Но если это невозможно, – значит, он должен остаться и жить здесь наверху один, без Йоахима? Да, должен. До каких же пор? До тех пор, пока Беренс не отпустит его как вполне здорового, не отпустит всерьёз, а не так, как сегодня. Но, во-первых, срок этот был настолько неопределенен, что перед его необозримостью оставалось только развести руками, как это в своё время сделал Йоахим, и, во-вторых, спрашивалось: станет ли тогда невозможное более возможным? Скорее напротив. И если до конца быть честным с самим собой, то сейчас ему подавали руку помощи, сейчас, когда невозможное было не совсем невозможным, каким оно станет впоследствии, ему предлагались опора и вожатый, благодаря самовольному отъезду Йоахима, на трудном пути вниз, на равнину, который ему одному ввек не отыскать. О, как гуманист и педагог станет призывать его ухватиться за руку и пойти за вожаком, когда гуманист и педагог узнает о такой возможности! Ведь господин Сеттембрини был глашатаем идей и сил, к которым, конечно, стоило прислушаться, впрочем, не безоговорочно и не только к ним, но и к другим идеям и силам. Да и с Йоахимом обстояло так же. Йоахим солдат, и этим всё сказано. Он уезжает почти в то самое время, когда пышногрудая Маруся должна возвратиться (её приезда ждали, как известно, к первому октября), тогда как ему, штатскому Гансу Касторпу, отъезд потому и представлялся невозможным, что он должен дождаться Клавдии Шоша, о возвращении которой пока даже и разговора нет. «Я придерживаюсь иного мнения», – сказал Йоахим, когда Радамант обвинил его в дезертирстве, что в отношении Йоахима представлялось лишь пустопорожней болтовнёй со стороны хандрившего гофрата.

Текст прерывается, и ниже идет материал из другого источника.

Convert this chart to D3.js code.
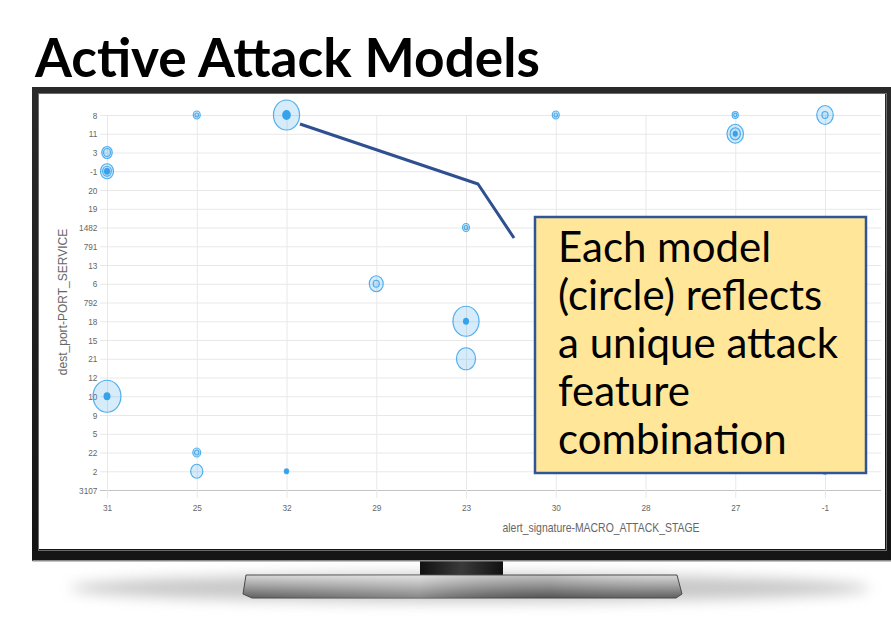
<!DOCTYPE html>
<html>
<head>
<meta charset="utf-8">
<script src="https://cdn.jsdelivr.net/npm/d3@7"></script>
<style>
  html, body { margin: 0; padding: 0; background: #fff; }
  svg { display: block; }
</style>
</head>
<body>
<svg id="chart" width="891" height="618"></svg>
<script>
// categories on the two axes
const stageLabels = ["31", "25", "32", "29", "23", "30", "28", "27", "-1"];
const portLabels = ["8", "11", "3", "-1", "20", "19", "1482", "791", "13", "6", "792",
                    "18", "15", "21", "12", "10", "9", "5", "22", "2", "3107"];

// one entry per attack model
const modelStage = ["31", "31", "25", "32", "30", "27", "27", "-1", "23", "29", "23", "23", "31", "25", "25", "32", "-1"];
const modelPort  = ["3", "-1", "8", "8", "8", "8", "11", "8", "1482", "6", "18", "21", "10", "22", "2", "2", "2"];
const modelSize  = [6, 7.5, 4, 15, 4, 3.5, 9.5, 9.5, 4, 8, 15, 11, 16, 4.5, 7, 2.5, 3];
const modelInner = [4, 5, 2, 0, 2, 1.8, 6, 3.5, 2, 3.5, 0, 0, 0, 2.5, 0, 0, 0];
const modelCore  = [0, 3.5, 0, 5, 0, 0, 3, 0, 0, 0, 3.5, 0, 4, 0, 0, 2.5, 3];

const calloutLines = ["Each model", "(circle) reflects", "a unique attack", "feature", "combination"];

const svg = d3.select("#chart");
const squish = 0.87; // screenshot is a bit compressed sideways

const defs = svg.append("defs");
defs.append("filter").attr("id", "blur").attr("x", "-20%").attr("y", "-200%")
    .attr("width", "140%").attr("height", "500%")
  .append("feGaussianBlur").attr("stdDeviation", 7);

const baseGrad = defs.append("linearGradient").attr("id", "baseGrad")
    .attr("x1", 0).attr("y1", 0).attr("x2", 0).attr("y2", 1);
baseGrad.append("stop").attr("offset", "0%").attr("stop-color", "#d9d9d9");
baseGrad.append("stop").attr("offset", "45%").attr("stop-color", "#a3a3a3");
baseGrad.append("stop").attr("offset", "100%").attr("stop-color", "#5e5e5e");

const baseShine = defs.append("linearGradient").attr("id", "baseShine")
    .attr("x1", 0).attr("y1", 0).attr("x2", 1).attr("y2", 0);
baseShine.append("stop").attr("offset", "0%").attr("stop-color", "#fff").attr("stop-opacity", 0);
baseShine.append("stop").attr("offset", "40%").attr("stop-color", "#fff").attr("stop-opacity", 0.25);
baseShine.append("stop").attr("offset", "70%").attr("stop-color", "#000").attr("stop-opacity", 0.1);
baseShine.append("stop").attr("offset", "100%").attr("stop-color", "#fff").attr("stop-opacity", 0);

const neckGrad = defs.append("linearGradient").attr("id", "neckGrad")
    .attr("x1", 0).attr("y1", 0).attr("x2", 1).attr("y2", 0);
neckGrad.append("stop").attr("offset", "0%").attr("stop-color", "#111");
neckGrad.append("stop").attr("offset", "50%").attr("stop-color", "#3a3a3a");
neckGrad.append("stop").attr("offset", "100%").attr("stop-color", "#111");

const bezelGrad = defs.append("linearGradient").attr("id", "bezelGrad")
    .attr("x1", 0).attr("y1", 0).attr("x2", 0).attr("y2", 1);
bezelGrad.append("stop").attr("offset", "0%").attr("stop-color", "#2a2a2a");
bezelGrad.append("stop").attr("offset", "100%").attr("stop-color", "#141414");

// title
const title = svg.append("text")
    .attr("x", 35).attr("y", 77)
    .style("font-family", "Lato, 'Open Sans', sans-serif")
    .style("font-weight", 700)
    .style("font-size", "46px")
    .attr("fill", "#000")
    .text("Active Attack Models");
const tw = title.node().getComputedTextLength();
title.style("font-size", (46 * 505 / tw) + "px");

// tv: shadow, stand, bezel, screen
svg.append("ellipse")
    .attr("cx", 470).attr("cy", 588).attr("rx", 400).attr("ry", 14)
    .attr("fill", "#9a9a9a").attr("opacity", 0.55)
    .attr("filter", "url(#blur)");

svg.append("rect")
    .attr("x", 420).attr("y", 556).attr("width", 83).attr("height", 20)
    .attr("fill", "url(#neckGrad)");

const basePts = [[246, 575], [677, 575], [682, 594], [676, 598], [252, 598], [243, 594]];
svg.append("polygon")
    .attr("points", basePts.map(p => p.join(",")).join(" "))
    .attr("fill", "url(#baseGrad)")
    .attr("stroke", "#4a4a4a").attr("stroke-width", 1);
svg.append("polygon")
    .attr("points", basePts.map(p => p.join(",")).join(" "))
    .attr("fill", "url(#baseShine)");

svg.append("rect")
    .attr("x", 32).attr("y", 87).attr("width", 870).attr("height", 474)
    .attr("fill", "url(#bezelGrad)");
svg.append("rect")
    .attr("x", 32.5).attr("y", 560).attr("width", 870).attr("height", 1.5)
    .attr("fill", "#8a8a8a");
svg.append("rect")
    .attr("x", 38.5).attr("y", 93.5).attr("width", 848).attr("height", 457)
    .attr("fill", "none").attr("stroke", "#6b6b6b").attr("stroke-width", 1);
svg.append("rect")
    .attr("x", 39).attr("y", 94).attr("width", 846).attr("height", 455)
    .attr("fill", "#fff");

// chart
const x = d3.scalePoint().domain(stageLabels).range([107, 825]);
const y = d3.scalePoint().domain(portLabels).range([115, 490]);
const r = d3.scaleLinear().domain([0, 16]).range([0, 16]);

const grid = svg.append("g");
grid.selectAll("line.h")
  .data(portLabels)
  .join("line")
    .attr("class", "h")
    .attr("x1", 100).attr("x2", 881)
    .attr("y1", d => y(d) + 0.5).attr("y2", d => y(d) + 0.5)
    .attr("stroke", d => d === "3107" ? "#c4c4c4" : "#e8e8e8")
    .attr("stroke-width", 1);
grid.selectAll("line.v")
  .data(stageLabels)
  .join("line")
    .attr("class", "v")
    .attr("x1", d => x(d) + 0.5).attr("x2", d => x(d) + 0.5)
    .attr("y1", 115).attr("y2", 498)
    .attr("stroke", "#e8e8e8")
    .attr("stroke-width", 1);

const yAxis = svg.append("g")
    .attr("transform", "translate(100,0)")
    .call(d3.axisLeft(y).tickSize(0).tickPadding(3));
const xAxis = svg.append("g")
    .attr("transform", "translate(0,490)")
    .call(d3.axisBottom(x).tickSize(0).tickPadding(14));
[yAxis, xAxis].forEach(g => {
  g.select(".domain").remove();
  g.selectAll("text")
    .attr("fill", "#666")
    .style("font-family", "'Liberation Sans', Arial, sans-serif")
    .style("font-size", "9.5px");
});
yAxis.selectAll("text").attr("transform", `scale(${squish},1)`);
xAxis.selectAll("text").attr("transform", `scale(${squish},1)`);

svg.append("text")
    .attr("transform", `translate(601,532) scale(${squish},1)`)
    .attr("text-anchor", "middle")
    .attr("fill", "#666")
    .style("font-family", "'Liberation Sans', Arial, sans-serif")
    .style("font-size", "12px")
    .text("alert_signature-MACRO_ATTACK_STAGE");

svg.append("text")
    .attr("transform", "translate(67,302) rotate(-90)")
    .attr("text-anchor", "middle")
    .attr("fill", "#666")
    .style("font-family", "'Liberation Sans', Arial, sans-serif")
    .style("font-size", "12px")
    .text("dest_port-PORT_SERVICE");

const models = modelStage.map((s, i) => ({
  stage: s, port: modelPort[i], size: modelSize[i], inner: modelInner[i], core: modelCore[i]
}));

const bubbles = svg.append("g");
bubbles.selectAll("ellipse.outer")
  .data(models)
  .join("ellipse")
    .attr("class", "outer")
    .attr("cx", d => x(d.stage)).attr("cy", d => y(d.port))
    .attr("rx", d => r(d.size) * squish).attr("ry", d => r(d.size))
    .attr("fill", "rgba(54,162,235,0.2)")
    .attr("stroke", "rgba(54,162,235,0.85)")
    .attr("stroke-width", 1.2);
bubbles.selectAll("ellipse.inner")
  .data(models.filter(d => d.inner > 0))
  .join("ellipse")
    .attr("class", "inner")
    .attr("cx", d => x(d.stage)).attr("cy", d => y(d.port))
    .attr("rx", d => r(d.inner) * squish).attr("ry", d => r(d.inner))
    .attr("fill", "rgba(54,162,235,0.12)")
    .attr("stroke", "rgba(54,162,235,0.85)")
    .attr("stroke-width", 1.2);
bubbles.selectAll("ellipse.core")
  .data(models.filter(d => d.core > 0))
  .join("ellipse")
    .attr("class", "core")
    .attr("cx", d => x(d.stage)).attr("cy", d => y(d.port))
    .attr("rx", d => r(d.core) * squish).attr("ry", d => r(d.core))
    .attr("fill", "#36a2eb");

// callout
svg.append("polyline")
    .attr("points", "300,124 478,184 514,238")
    .attr("fill", "none")
    .attr("stroke", "#2f5090")
    .attr("stroke-width", 3)
    .attr("stroke-linejoin", "round");

svg.append("rect")
    .attr("x", 535).attr("y", 217).attr("width", 331).attr("height", 256)
    .attr("fill", "#ffe699")
    .attr("stroke", "#2f5597")
    .attr("stroke-width", 2.5);

const callout = svg.append("g")
    .style("font-family", "Lato, 'Open Sans', sans-serif")
    .style("font-size", "34px")
    .attr("fill", "#000");
callout.selectAll("text")
  .data(calloutLines)
  .join("text")
    .attr("x", 558)
    .attr("y", (d, i) => 262 + i * 48)
    .text(d => d);
const widest = callout.selectAll("text").filter(d => d === "a unique attack").node().getComputedTextLength();
callout.style("font-size", (34 * 280 / widest) + "px");
</script>
</body>
</html>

Но для него, для штатского, дело обстояло иначе. Для него – о, несомненно, так это и было! Ведь чтобы вырвать из сумбура чувств эту мысль, он и лёг сегодня на балкон в мокрядь и холод, – для него и впрямь было бы дезертирством, воспользовавшись оказией, самовольно или полусамовольно бежать на равнину, бежать от чувства растущей ответственности, которая в нём всякий раз возникала при созерцании высшей формы органической жизни, именуемой Homo Dei, дезертирством и изменой по отношению к тяжёлым и жгучим, непомерным для его слабых сил и всё же волнующе-блаженным обязанностям «править», каким он предавался здесь, на балконе, и среди цветущей синевы своего уголка возле мостика.
Он выхватил изо рта градусник, выхватил с такой поспешностью, как лишь однажды в жизни, когда впервые пользовался этим изящным инструментом, проданным ему старшей сестрой, и с таким же нетерпением, как тогда, склонился над ним. Меркурий здорово взлетел, он показывал тридцать семь и восемь, даже почти девять.
Ганс Касторп сбросил с себя одеяла, вскочил и быстро прошёлся по комнате, к двери в коридор и обратно. Потом, снова заняв горизонтальное положение, тихонько окликнул Йоахима и осведомился о его кривой.
– Я больше не меряю, – ответил Йоахим.
– А у меня темпы, – сказал Ганс Касторп, коверкая слово на манер фрау Штёр; на что Йоахим за своей стеклянной перегородкой ничего не ответил.
И позже Йоахим ничего не сказал ни в этот день, ни в следующий, не пытался завести разговор о планах и намерениях брата, которые, при краткости назначенного к отъезду срока, должны были сами собой обнаружиться в действиях или в бездействии, как оно и случилось, а именно в бездействии. Видимо, Ганс Касторп придерживался воззрений квиетистов, считавших, что действовать значит гневить Бога, которому одному угодно действовать. Во всяком случае, вся активность Ганса Касторпа в эти дни свелась к посещению Беренса, к повторной беседе, о которой Йоахим был осведомлён, а ход и результаты которой знал наперёд до мелочей. Двоюродный брат заявил, что берёт на себя смелость более доверять прежним многократным советам гофрата оставаться здесь до полного излечения, с тем чтобы не было больше надобности возвращаться, чем словам, сказанным сгоряча в минуту раздражения; ведь у него 37,8 и он не может считать себя отпущенным rite, и если недавнее заключение гофрата не следует понимать как своего рода изгнание, меру, к которой он, насколько ему известно, не подавал повода, то по зрелом размышлении и действуя сознательно в противоположность Йоахиму Цимсену, он решил ещё остаться здесь, пока окончательно не избавится от инфекции. На что гофрат скорее всего ответил: «Bon[185], вот и прекрасно!» и «Какие же тут могут быть обиды!» и «Это самое разумное», и он сразу определил, что из Ганса Касторпа получится более талантливый пациент, чем из того непоседы-вояки. И так далее и тому подобное.